### WORK REQUIRED
Output the full listing below exactly as it reads, and skip anything that is a picture.

### DATA EXCERPT
** Begin **

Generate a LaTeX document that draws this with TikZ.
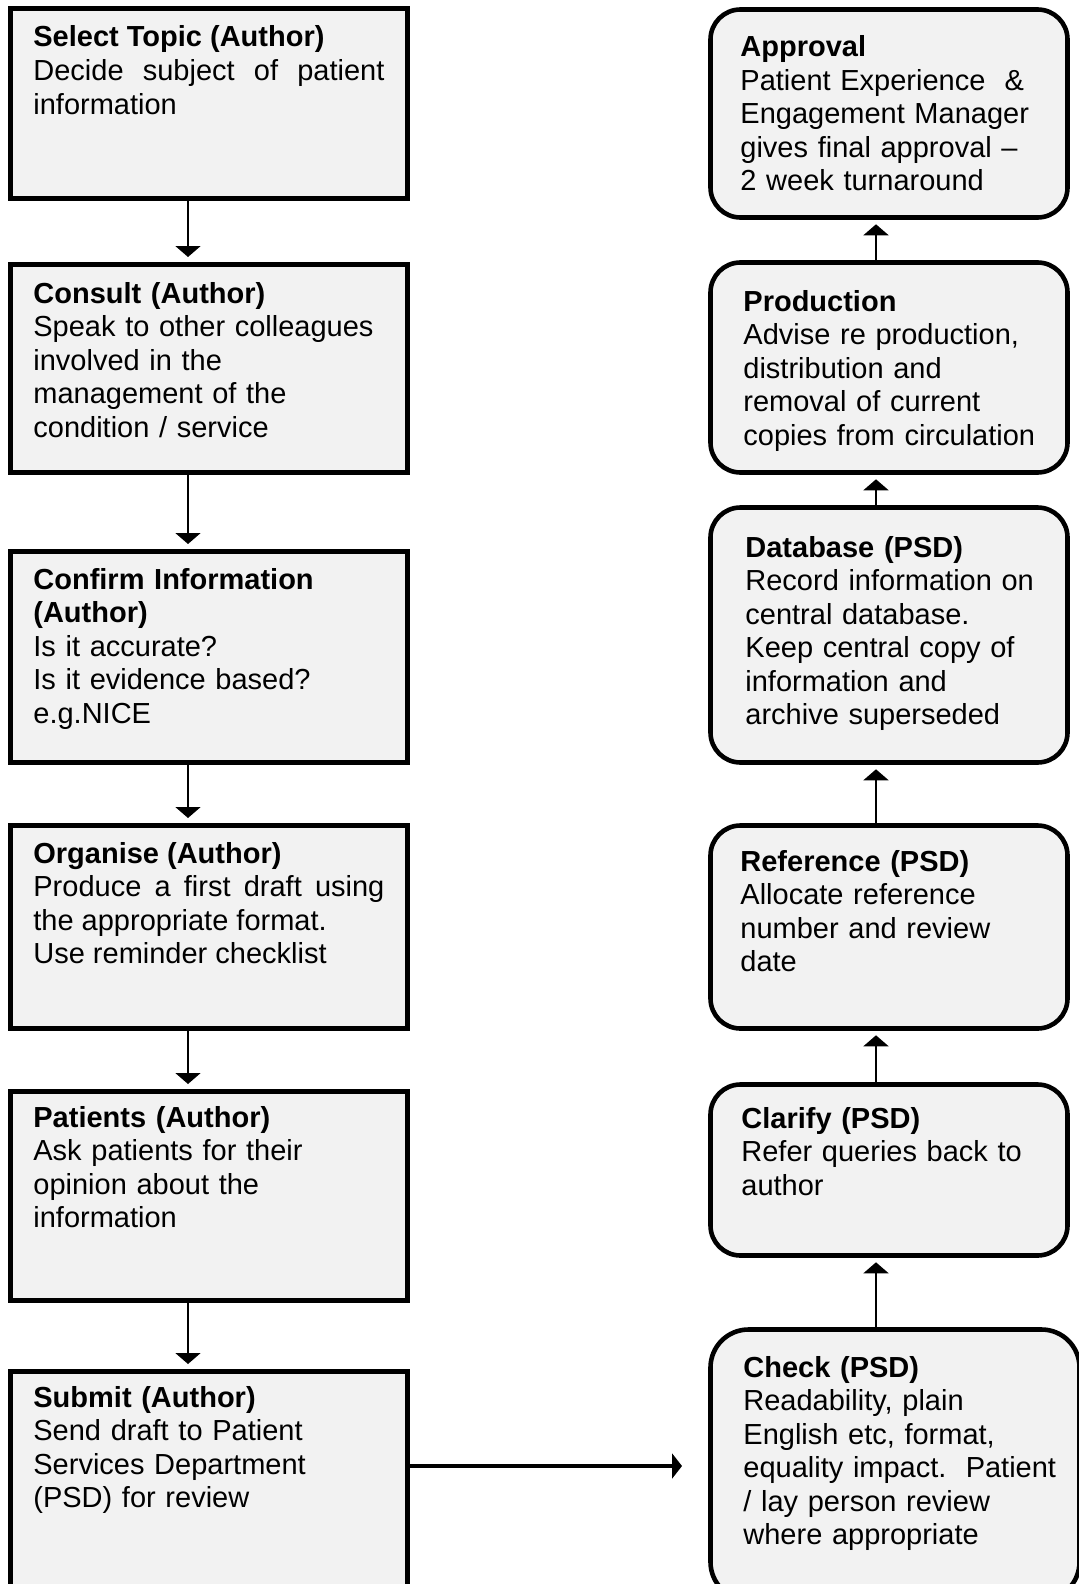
\documentclass[tikz,border=0pt]{standalone}
\usepackage{fontspec}
\setmainfont{Liberation Sans}
\usepackage{xcolor}
\usetikzlibrary{arrows.meta}
\definecolor{boxfill}{HTML}{F2F2F2}
\tikzset{
	authorbox/.style={
			rectangle, draw, line width=2.5pt, fill=boxfill,
			minimum width=198.5pt, inner sep=0pt
		},
	psdbox/.style={
			rectangle, draw, line width=2.3pt, fill=boxfill, rounded corners=15pt,
			minimum width=178.5pt, inner sep=0pt
		},
	boxtext/.style={
			anchor=base west, inner sep=0pt, align=left, text width=#1,
			font=\fontsize{14.5}{16.75}\selectfont
		},
	boxtext/.default=175.5pt,
	flow/.style={line width=1pt, -{Triangle[width=12.5pt,length=5.5pt]}},
	bigflow/.style={line width=2pt, -{Triangle[width=12.5pt,length=5pt]}}
}

\begin{document}
\begin{tikzpicture}[x=0.5pt, y=-0.5pt]
	\useasboundingbox (0,0) rectangle (1078,1584);

	\node[authorbox, minimum height=95pt] (select) at (209,103.5) {};
	\node[authorbox, minimum height=104pt] (consult) at (209,368.5) {};
	\node[authorbox, minimum height=105.5pt] (confirm) at (209,657) {};
	\node[authorbox, minimum height=101.5pt] (organise) at (209,927) {};
	\node[authorbox, minimum height=104.5pt] (patients) at (209,1196) {};
	\node[authorbox, minimum height=114.25pt] (submit) at (209,1485.75) {};

	\node[psdbox, minimum height=104pt] (approval) at (889,113.5) {};
	\node[psdbox, minimum height=105pt] (production) at (889,367.5) {};
	\node[psdbox, minimum height=127.5pt] (database) at (889,635) {};
	\node[psdbox, minimum height=101.5pt] (reference) at (889,927) {};
	\node[psdbox, minimum height=85.5pt] (clarify) at (889,1170) {};
	\node[psdbox, minimum height=135.25pt, minimum width=184.5pt, rounded corners=19pt] (check) at (895,1464.75) {};

	\node[boxtext, align=justify] (select-txt) at (33,47) {\textbf{Select Topic (Author)}\\
		Decide subject of patient\linebreak information};
	\node[boxtext] (consult-txt) at (33,303) {\textbf{Consult (Author)}\\
		Speak to other colleagues\\ involved in the\\ management of the\\ condition / service};
	\node[boxtext] (confirm-txt) at (33,589) {\textbf{Confirm Information}\\ \textbf{(Author)}\\
		Is it accurate?\\ Is it evidence based?\\ e.g.NICE};
	\node[boxtext, align=justify] (organise-txt) at (33,863) {\textbf{Organise (Author)}\\
		Produce a first draft using\linebreak the appropriate format.\\ Use reminder checklist};
	\node[boxtext] (patients-txt) at (33,1127) {\textbf{Patients (Author)}\\
		Ask patients for their\\ opinion about the\\ information};
	\node[boxtext] (submit-txt) at (33,1407) {\textbf{Submit (Author)}\\
		Send draft to Patient\\ Services Department\\ (PSD) for review};

	\node[boxtext=165pt] (approval-txt) at (740,57) {\textbf{Approval}\\
		Patient Experience~~\&\\ Engagement Manager\\ gives final approval –\\ 2 week turnaround};
	\node[boxtext=165pt] (production-txt) at (743,311) {\textbf{Production}\\
		Advise re production,\\ distribution and\\ removal of current\\ copies from circulation};
	\node[boxtext=165pt] (database-txt) at (745,557) {\textbf{Database (PSD)}\\
		Record information on\\ central database.\\ Keep central copy of\\ information and\\ archive superseded};
	\node[boxtext=165pt] (reference-txt) at (740,871) {\textbf{Reference (PSD)}\\
		Allocate reference\\ number and review\\ date};
	\node[boxtext=165pt] (clarify-txt) at (741,1128) {\textbf{Clarify (PSD)}\\
		Refer queries back to\\ author};
	\node[boxtext=165pt] (check-txt) at (743,1377) {\textbf{Check (PSD)}\\
		Readability, plain\\ English etc, format,\\ equality impact.~~Patient\\ / lay person review\\ where appropriate};

	\draw[flow, shorten >=2.5pt] ([xshift=-10.5pt]select.south) -- ([xshift=-10.5pt]consult.north);
	\draw[flow, shorten >=2.5pt] ([xshift=-10.5pt]consult.south) -- ([xshift=-10.5pt]confirm.north);
	\draw[flow, shorten >=2.5pt] ([xshift=-10.5pt]confirm.south) -- ([xshift=-10.5pt]organise.north);
	\draw[flow, shorten >=2.5pt] ([xshift=-10.5pt]organise.south) -- ([xshift=-10.5pt]patients.north);
	\draw[flow, shorten >=2.5pt] ([xshift=-10.5pt]patients.south) -- ([xshift=-10.5pt]submit.north);

	\coordinate (check-in) at (682,1466);
	\draw[bigflow] (submit.east |- check-in) -- (check-in);

	\draw[flow, shorten >=2.25pt] ([xshift=-9.5pt]check.north) -- ([xshift=-6.5pt]clarify.south);
	\draw[flow, shorten >=2.25pt] ([xshift=-6.5pt]clarify.north) -- ([xshift=-6.5pt]reference.south);
	\draw[flow, shorten >=2.25pt] ([xshift=-6.5pt]reference.north) -- ([xshift=-6.5pt]database.south);
	\draw[flow, shorten >=2.25pt] ([xshift=-6.5pt]database.north) -- ([xshift=-6.5pt]production.south);
	\draw[flow, shorten >=2.25pt] ([xshift=-6.5pt]production.north) -- ([xshift=-6.5pt]approval.south);
\end{tikzpicture}
\end{document}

** End **

### FINISHED ANSWER
Generate a LaTeX document that draws this with TikZ.
\documentclass[tikz,border=0pt]{standalone}
\usepackage{fontspec}
\setmainfont{Liberation Sans}
\usepackage{xcolor}
\usetikzlibrary{arrows.meta}
\definecolor{boxfill}{HTML}{F2F2F2}
\tikzset{
	authorbox/.style={
			rectangle, draw, line width=2.5pt, fill=boxfill,
			minimum width=198.5pt, inner sep=0pt
		},
	psdbox/.style={
			rectangle, draw, line width=2.3pt, fill=boxfill, rounded corners=15pt,
			minimum width=178.5pt, inner sep=0pt
		},
	boxtext/.style={
			anchor=base west, inner sep=0pt, align=left, text width=#1,
			font=\fontsize{14.5}{16.75}\selectfont
		},
	boxtext/.default=175.5pt,
	flow/.style={line width=1pt, -{Triangle[width=12.5pt,length=5.5pt]}},
	bigflow/.style={line width=2pt, -{Triangle[width=12.5pt,length=5pt]}}
}

\begin{document}
\begin{tikzpicture}[x=0.5pt, y=-0.5pt]
	\useasboundingbox (0,0) rectangle (1078,1584);

	\node[authorbox, minimum height=95pt] (select) at (209,103.5) {};
	\node[authorbox, minimum height=104pt] (consult) at (209,368.5) {};
	\node[authorbox, minimum height=105.5pt] (confirm) at (209,657) {};
	\node[authorbox, minimum height=101.5pt] (organise) at (209,927) {};
	\node[authorbox, minimum height=104.5pt] (patients) at (209,1196) {};
	\node[authorbox, minimum height=114.25pt] (submit) at (209,1485.75) {};

	\node[psdbox, minimum height=104pt] (approval) at (889,113.5) {};
	\node[psdbox, minimum height=105pt] (production) at (889,367.5) {};
	\node[psdbox, minimum height=127.5pt] (database) at (889,635) {};
	\node[psdbox, minimum height=101.5pt] (reference) at (889,927) {};
	\node[psdbox, minimum height=85.5pt] (clarify) at (889,1170) {};
	\node[psdbox, minimum height=135.25pt, minimum width=184.5pt, rounded corners=19pt] (check) at (895,1464.75) {};

	\node[boxtext, align=justify] (select-txt) at (33,47) {\textbf{Select Topic (Author)}\\
		Decide subject of patient\linebreak information};
	\node[boxtext] (consult-txt) at (33,303) {\textbf{Consult (Author)}\\
		Speak to other colleagues\\ involved in the\\ management of the\\ condition / service};
	\node[boxtext] (confirm-txt) at (33,589) {\textbf{Confirm Information}\\ \textbf{(Author)}\\
		Is it accurate?\\ Is it evidence based?\\ e.g.NICE};
	\node[boxtext, align=justify] (organise-txt) at (33,863) {\textbf{Organise (Author)}\\
		Produce a first draft using\linebreak the appropriate format.\\ Use reminder checklist};
	\node[boxtext] (patients-txt) at (33,1127) {\textbf{Patients (Author)}\\
		Ask patients for their\\ opinion about the\\ information};
	\node[boxtext] (submit-txt) at (33,1407) {\textbf{Submit (Author)}\\
		Send draft to Patient\\ Services Department\\ (PSD) for review};

	\node[boxtext=165pt] (approval-txt) at (740,57) {\textbf{Approval}\\
		Patient Experience~~\&\\ Engagement Manager\\ gives final approval –\\ 2 week turnaround};
	\node[boxtext=165pt] (production-txt) at (743,311) {\textbf{Production}\\
		Advise re production,\\ distribution and\\ removal of current\\ copies from circulation};
	\node[boxtext=165pt] (database-txt) at (745,557) {\textbf{Database (PSD)}\\
		Record information on\\ central database.\\ Keep central copy of\\ information and\\ archive superseded};
	\node[boxtext=165pt] (reference-txt) at (740,871) {\textbf{Reference (PSD)}\\
		Allocate reference\\ number and review\\ date};
	\node[boxtext=165pt] (clarify-txt) at (741,1128) {\textbf{Clarify (PSD)}\\
		Refer queries back to\\ author};
	\node[boxtext=165pt] (check-txt) at (743,1377) {\textbf{Check (PSD)}\\
		Readability, plain\\ English etc, format,\\ equality impact.~~Patient\\ / lay person review\\ where appropriate};

	\draw[flow, shorten >=2.5pt] ([xshift=-10.5pt]select.south) -- ([xshift=-10.5pt]consult.north);
	\draw[flow, shorten >=2.5pt] ([xshift=-10.5pt]consult.south) -- ([xshift=-10.5pt]confirm.north);
	\draw[flow, shorten >=2.5pt] ([xshift=-10.5pt]confirm.south) -- ([xshift=-10.5pt]organise.north);
	\draw[flow, shorten >=2.5pt] ([xshift=-10.5pt]organise.south) -- ([xshift=-10.5pt]patients.north);
	\draw[flow, shorten >=2.5pt] ([xshift=-10.5pt]patients.south) -- ([xshift=-10.5pt]submit.north);

	\coordinate (check-in) at (682,1466);
	\draw[bigflow] (submit.east |- check-in) -- (check-in);

	\draw[flow, shorten >=2.25pt] ([xshift=-9.5pt]check.north) -- ([xshift=-6.5pt]clarify.south);
	\draw[flow, shorten >=2.25pt] ([xshift=-6.5pt]clarify.north) -- ([xshift=-6.5pt]reference.south);
	\draw[flow, shorten >=2.25pt] ([xshift=-6.5pt]reference.north) -- ([xshift=-6.5pt]database.south);
	\draw[flow, shorten >=2.25pt] ([xshift=-6.5pt]database.north) -- ([xshift=-6.5pt]production.south);
	\draw[flow, shorten >=2.25pt] ([xshift=-6.5pt]production.north) -- ([xshift=-6.5pt]approval.south);
\end{tikzpicture}
\end{document}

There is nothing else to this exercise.